De luz y de fuego

Les anunciaba la llegada de la Semana Santa de la mano de la primavera, pero a ésta no le da la venia este invierno mediocre que todavía está dando coletazos de mala uva y barriendo la península; desde allí, desde el norte, con un encono violento de frío lluvia y nieve, dibujando tragedia de ríos desbordados que llenan embalses hasta el copete y que han de ser aliviados abriendo compuertas para que no «exploten». Mientras, nuestro levante sediento mira con rabia cómo esos inmensos caudales no son aprovechados por ninguno. Eso sí, nuestra monstruosa desaladora (vaya caramelo), será la mayor de Europa, mientras esos espíritus insignes que son los políticos catalanes ralentizan las obras de las suyas y requieren abastecimiento con cisternas desde Almería, y algún trasvase que otro desde los ríos pirenaicos y hasta del Ebro, que ya estará «gordísimo», como suele ponerse, y con niveles rasantes a las aldeas caminos y carreteras.
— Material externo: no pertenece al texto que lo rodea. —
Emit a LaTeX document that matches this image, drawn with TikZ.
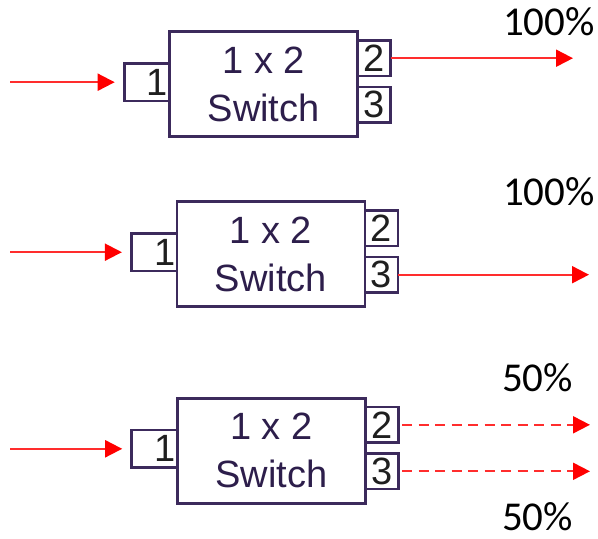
\documentclass[tikz,border=0pt]{standalone}
\usepackage{fontspec}
\setmainfont{Liberation Sans}
\newfontfamily\calib{Carlito}
\usetikzlibrary{arrows.meta}
\definecolor{boxline}{RGB}{60,42,92}
\definecolor{boxtext}{RGB}{45,30,75}
\definecolor{arrowred}{RGB}{255,0,0}
\definecolor{linered}{RGB}{255,45,45}
\tikzset{
  switchbox/.style={draw=boxline, line width=2.7pt, fill=white, outer sep=0pt,
    minimum width=188pt, minimum height=105pt, inner sep=0pt, align=center,
    text=boxtext, font=\fontsize{38}{48}\selectfont},
  inport/.style={draw=boxline, line width=2.7pt, fill=white, outer sep=0pt,
    minimum width=45.5pt, minimum height=37.5pt, inner sep=0pt, text width=42pt,
    align=right, font=\fontsize{38}{38}\selectfont, text=black!88},
  outport/.style={draw=boxline, line width=2.7pt, fill=white, outer sep=0pt,
    minimum width=33pt, minimum height=35.5pt, inner sep=0pt,
    font=\fontsize{38}{38}\selectfont, text=black!88},
  beam/.style={draw=linered, line width=2pt,
    -{Triangle[length=17pt,width=17pt,color=arrowred]}},
  splitbeam/.style={beam, dash pattern=on 10pt off 6.5pt},
  pct/.style={anchor=base west, inner sep=0pt, font=\calib\fontsize{41}{41}\selectfont},
}
\begin{document}
\begin{tikzpicture}[x=1pt,y=-1pt]
\useasboundingbox (0,0) rectangle (598,539);

% top switch
\node[switchbox] (A) at (263.7,84.2) {1 x 2\\Switch};
\node[inport, anchor=east] (a1) at ([yshift=2pt]A.west) {1};
\node[outport, anchor=west] (a2) at ([yshift=26pt]A.east) {2};
\node[outport, anchor=west] (a3) at ([yshift=-20.5pt]A.east) {3};

% middle switch
\node[switchbox] (B) at (270.9,254.2) {1 x 2\\Switch};
\node[inport, anchor=east] (b1) at ([yshift=2pt]B.west) {1};
\node[outport, anchor=west] (b2) at ([yshift=26pt]B.east) {2};
\node[outport, anchor=west] (b3) at ([yshift=-20.5pt]B.east) {3};

% bottom switch
\node[switchbox] (C) at (271.2,450.8) {1 x 2\\Switch};
\node[inport, anchor=east] (c1) at ([yshift=2pt]C.west) {1};
\node[outport, anchor=west] (c2) at ([yshift=26pt]C.east) {2};
\node[outport, anchor=west] (c3) at ([yshift=-20.5pt]C.east) {3};

% labels
\node[pct] (ta) at (503,35) {100\%};
\node[pct] (tb) at (503,205) {100\%};
\node[pct] (tc2) at (502,391) {50\%};
\node[pct] (tc3) at (502,530) {50\%};

% free ends
\coordinate (src) at (10,0);
\coordinate (oa) at (573,0);
\coordinate (ob) at (589,0);
\coordinate (oc) at (590,0);

% beams
\draw[beam, shorten >=9.5pt] (src |- a1.west) -- (a1.west);
\draw[beam, shorten >=9.5pt] (src |- b1.west) -- (b1.west);
\draw[beam, shorten >=9.5pt] (src |- c1.west) -- (c1.west);
\draw[beam] (a2.east) -- (a2.east -| oa);
\draw[beam] (b3.east) -- (b3.east -| ob);
\draw[splitbeam, shorten <=4pt] (c2.east) -- (c2.east -| oc);
\draw[splitbeam, shorten <=4pt] (c3.east) -- (c3.east -| oc);
\end{tikzpicture}
\end{document}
Con su pan se lo coman, como bien decían aquellos viejos de antaño.
Pero la Semana Santa de España, esa semana de luz y de fuego, ya lo creo que ha venido. Vaya si la hemos disfrutado desde dentro y en las afueras. Si ya Sáenz de Buruaga nos emocionó profundamente con su pregón tan humano y sincero como requiere la ocasión (no siempre es así), de frente y por derecho ante ese Cristo inmolado por todos, los de antes y los de ahora, y los que vengan, días después hemos tenido ocasión de disfrutar con nuestros actos cuaresmales, sí, disfrutar, compartiendo celebraciones rituales de ese Triduo Pascual que pone fin al tiempo de Cuaresma con su enorme carga de emotividad que se arraiga en una fe de siglos. Y también con ese fervor popular que inunda nuestros templos y nuestras calles y plazas con el intenso colorido de mantos, túnicas y estandartes, y la sublime expresión plástica de orfebres e imagineros. Y marchas procesionales, y saetas que regalan al oído y aprietan un poquito el corazón. Desde siglos acá lo estamos haciendo y a eso se le llama tradición. Bendita tradición que configura unas señas de identidad de un pueblo, de una nación, difíciles de borrar.
Sí,  fuego y luz, luz y fuego. Simbolismos extraordinarios  para nosotros los bautizados.
Evoquemos la conversación de los caminantes de Emaús cuando recordaban el fuego que irradiaba de las palabras de Cristo resucitado. Y su luz de la verdad que ha de ser antorcha de nuestro testimonio.